Pulp, a collection of blood vessels at the center of the tooth, helps to build the surrounding tooth. Pulp infection can be caused by trauma to the tooth, deep decay, cracks and chips, or repeated dental procedures. Symptoms are visible injury or swelling of the tooth, sensitivity to temperature or pain in the tooth and gums.

More than 15 million root canal treatments are performed every year, making it one of the most common dental procedures. This simple treatment can save a natural tooth and prevent the need for replacement with an artificial tooth. It is necessary when a tooth’s pulp becomes inflamed by deep decay, trauma, fractures or repeated dental procedures. The typical symptoms are tooth pain, sensitivity to heat or cold, swelling and tenderness in the adjacent gums, discoloration of the tooth and development of an abscess.

After the endodontist takes a digital x-ray of the tooth, the tooth will be tested for pain from biting, palpitation, percussion and cold and heat sensitivity and assessed for mobility and surrounding gum tissue health.

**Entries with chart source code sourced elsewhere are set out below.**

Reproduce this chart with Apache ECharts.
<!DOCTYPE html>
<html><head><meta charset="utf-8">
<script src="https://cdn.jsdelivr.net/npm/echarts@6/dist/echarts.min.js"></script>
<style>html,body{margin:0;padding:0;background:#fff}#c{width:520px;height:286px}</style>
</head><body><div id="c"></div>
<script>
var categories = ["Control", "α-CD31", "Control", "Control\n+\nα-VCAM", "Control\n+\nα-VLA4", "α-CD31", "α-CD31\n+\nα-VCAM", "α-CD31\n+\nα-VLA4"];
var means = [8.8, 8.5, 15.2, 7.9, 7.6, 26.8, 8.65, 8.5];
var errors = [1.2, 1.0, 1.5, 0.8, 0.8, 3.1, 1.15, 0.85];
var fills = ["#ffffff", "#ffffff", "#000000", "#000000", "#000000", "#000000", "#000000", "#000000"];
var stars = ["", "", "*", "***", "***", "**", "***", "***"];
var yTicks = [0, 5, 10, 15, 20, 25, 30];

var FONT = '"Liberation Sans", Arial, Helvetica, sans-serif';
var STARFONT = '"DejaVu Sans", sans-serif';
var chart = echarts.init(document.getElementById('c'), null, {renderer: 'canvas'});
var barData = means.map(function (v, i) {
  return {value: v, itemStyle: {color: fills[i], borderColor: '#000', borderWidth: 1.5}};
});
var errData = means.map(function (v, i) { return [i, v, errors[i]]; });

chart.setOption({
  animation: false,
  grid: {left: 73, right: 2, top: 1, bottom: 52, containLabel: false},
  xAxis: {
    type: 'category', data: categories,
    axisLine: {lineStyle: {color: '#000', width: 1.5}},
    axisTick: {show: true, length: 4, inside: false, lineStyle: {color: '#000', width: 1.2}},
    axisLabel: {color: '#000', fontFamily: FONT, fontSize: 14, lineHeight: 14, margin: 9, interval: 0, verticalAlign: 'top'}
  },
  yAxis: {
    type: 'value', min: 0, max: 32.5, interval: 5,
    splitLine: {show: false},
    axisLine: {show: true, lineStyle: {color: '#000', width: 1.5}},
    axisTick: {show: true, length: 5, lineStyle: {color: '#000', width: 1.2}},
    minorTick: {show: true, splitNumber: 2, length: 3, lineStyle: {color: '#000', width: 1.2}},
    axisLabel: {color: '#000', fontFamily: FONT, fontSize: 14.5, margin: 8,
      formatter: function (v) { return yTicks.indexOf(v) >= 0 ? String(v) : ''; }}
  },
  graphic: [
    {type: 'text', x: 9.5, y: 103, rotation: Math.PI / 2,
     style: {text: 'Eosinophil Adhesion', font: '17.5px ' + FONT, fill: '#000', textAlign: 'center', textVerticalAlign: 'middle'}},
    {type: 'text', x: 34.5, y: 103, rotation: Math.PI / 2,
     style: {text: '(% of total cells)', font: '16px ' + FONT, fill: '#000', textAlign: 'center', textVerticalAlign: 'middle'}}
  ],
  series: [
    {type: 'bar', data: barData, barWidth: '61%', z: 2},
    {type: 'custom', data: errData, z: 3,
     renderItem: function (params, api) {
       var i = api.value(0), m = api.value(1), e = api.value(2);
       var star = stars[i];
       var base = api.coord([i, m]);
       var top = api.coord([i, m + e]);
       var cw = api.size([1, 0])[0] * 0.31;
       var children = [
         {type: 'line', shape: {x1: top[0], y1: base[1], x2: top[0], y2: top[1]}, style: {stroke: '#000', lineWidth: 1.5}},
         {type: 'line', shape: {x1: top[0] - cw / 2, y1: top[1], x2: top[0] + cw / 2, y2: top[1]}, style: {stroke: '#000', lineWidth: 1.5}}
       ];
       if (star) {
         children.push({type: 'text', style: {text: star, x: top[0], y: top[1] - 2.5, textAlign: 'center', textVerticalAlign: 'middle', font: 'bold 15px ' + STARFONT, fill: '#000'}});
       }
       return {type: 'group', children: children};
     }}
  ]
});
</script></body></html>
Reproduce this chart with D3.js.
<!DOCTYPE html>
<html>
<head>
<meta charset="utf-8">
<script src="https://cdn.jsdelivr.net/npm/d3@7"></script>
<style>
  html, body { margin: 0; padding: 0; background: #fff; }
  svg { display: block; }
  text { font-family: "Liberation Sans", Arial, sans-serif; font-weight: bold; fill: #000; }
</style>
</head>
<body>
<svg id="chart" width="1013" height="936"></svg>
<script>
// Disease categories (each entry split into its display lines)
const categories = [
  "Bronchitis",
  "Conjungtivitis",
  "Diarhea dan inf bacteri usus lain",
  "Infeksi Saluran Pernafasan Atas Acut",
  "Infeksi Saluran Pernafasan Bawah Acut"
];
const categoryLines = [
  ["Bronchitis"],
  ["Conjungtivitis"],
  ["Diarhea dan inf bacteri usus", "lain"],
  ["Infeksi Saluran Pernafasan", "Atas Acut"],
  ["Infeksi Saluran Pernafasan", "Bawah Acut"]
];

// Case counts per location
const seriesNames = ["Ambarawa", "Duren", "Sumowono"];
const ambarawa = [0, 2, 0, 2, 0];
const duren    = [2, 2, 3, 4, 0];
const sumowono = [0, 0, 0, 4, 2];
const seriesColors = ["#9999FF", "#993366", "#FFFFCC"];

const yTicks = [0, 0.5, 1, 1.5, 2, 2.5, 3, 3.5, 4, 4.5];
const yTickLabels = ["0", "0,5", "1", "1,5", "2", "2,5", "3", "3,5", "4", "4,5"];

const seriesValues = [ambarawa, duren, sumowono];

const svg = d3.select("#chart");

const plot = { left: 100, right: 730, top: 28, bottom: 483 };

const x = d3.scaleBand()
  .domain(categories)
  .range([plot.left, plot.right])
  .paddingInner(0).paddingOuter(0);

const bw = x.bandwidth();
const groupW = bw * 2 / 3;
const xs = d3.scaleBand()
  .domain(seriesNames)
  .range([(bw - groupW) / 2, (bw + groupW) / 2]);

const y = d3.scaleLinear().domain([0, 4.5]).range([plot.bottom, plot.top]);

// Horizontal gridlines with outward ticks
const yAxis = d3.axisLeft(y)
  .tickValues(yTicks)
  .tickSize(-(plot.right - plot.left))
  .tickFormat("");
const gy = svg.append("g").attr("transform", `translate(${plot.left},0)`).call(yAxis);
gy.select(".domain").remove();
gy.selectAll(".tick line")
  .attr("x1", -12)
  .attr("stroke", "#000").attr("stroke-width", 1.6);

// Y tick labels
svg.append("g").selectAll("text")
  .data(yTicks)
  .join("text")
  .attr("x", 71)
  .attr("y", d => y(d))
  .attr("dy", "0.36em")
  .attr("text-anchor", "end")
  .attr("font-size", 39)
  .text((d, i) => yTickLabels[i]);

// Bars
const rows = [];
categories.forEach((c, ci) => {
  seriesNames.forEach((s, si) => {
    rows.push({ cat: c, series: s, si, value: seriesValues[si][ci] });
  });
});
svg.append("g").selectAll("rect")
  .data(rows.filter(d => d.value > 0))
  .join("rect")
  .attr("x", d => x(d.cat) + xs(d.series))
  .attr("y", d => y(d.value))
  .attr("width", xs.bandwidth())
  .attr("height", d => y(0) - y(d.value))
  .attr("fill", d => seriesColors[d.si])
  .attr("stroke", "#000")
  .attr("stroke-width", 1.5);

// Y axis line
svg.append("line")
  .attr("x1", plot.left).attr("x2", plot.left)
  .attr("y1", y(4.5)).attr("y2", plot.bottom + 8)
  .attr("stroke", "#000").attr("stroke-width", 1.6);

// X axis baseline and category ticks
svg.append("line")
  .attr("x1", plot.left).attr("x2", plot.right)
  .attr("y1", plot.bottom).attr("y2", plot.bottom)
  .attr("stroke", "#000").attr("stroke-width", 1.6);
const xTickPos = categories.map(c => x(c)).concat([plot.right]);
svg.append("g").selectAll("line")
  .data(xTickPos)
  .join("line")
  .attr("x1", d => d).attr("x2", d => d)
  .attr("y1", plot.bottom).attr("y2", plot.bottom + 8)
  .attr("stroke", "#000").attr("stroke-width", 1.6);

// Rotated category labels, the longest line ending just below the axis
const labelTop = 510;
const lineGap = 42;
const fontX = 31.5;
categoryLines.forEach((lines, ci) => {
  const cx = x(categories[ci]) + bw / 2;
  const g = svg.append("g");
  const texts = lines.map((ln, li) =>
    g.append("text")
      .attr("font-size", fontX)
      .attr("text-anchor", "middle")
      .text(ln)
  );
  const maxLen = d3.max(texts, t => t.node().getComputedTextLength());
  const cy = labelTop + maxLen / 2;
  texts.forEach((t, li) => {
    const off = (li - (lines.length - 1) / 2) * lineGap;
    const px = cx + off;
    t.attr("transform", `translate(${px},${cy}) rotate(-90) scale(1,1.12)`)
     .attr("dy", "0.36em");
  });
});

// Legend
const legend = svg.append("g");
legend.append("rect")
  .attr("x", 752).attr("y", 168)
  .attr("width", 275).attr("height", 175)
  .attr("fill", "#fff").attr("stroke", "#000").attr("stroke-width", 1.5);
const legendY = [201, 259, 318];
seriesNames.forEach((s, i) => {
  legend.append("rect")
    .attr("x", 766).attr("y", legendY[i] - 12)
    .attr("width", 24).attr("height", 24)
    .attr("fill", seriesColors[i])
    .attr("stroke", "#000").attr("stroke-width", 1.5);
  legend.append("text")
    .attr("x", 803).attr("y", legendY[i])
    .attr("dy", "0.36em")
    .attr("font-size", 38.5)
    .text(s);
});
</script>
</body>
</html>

The endodontist will numb the tooth with a local anesthetic and place a small protective sheet called a “dental dam” over the area to isolate the tooth from the surrounding area to keep it clean and free of saliva during the procedure. Then the endodontist makes an opening in the crown of the tooth and uses small instruments to clean and shape the pulp chamber and root canals to prepare the canal for filling.

Cleaned spaces are filled with a biocompatible material with an adhesive cement to seal the root canals, and a temporary filling is used to close the opening. The endodontist may use a post inside the tooth if it cannot hold the restoration in place. You can drive home and resume your normal routine, returning to the endodontist to have a crown or other restoration placed on the tooth and then to have a follow-up appointment.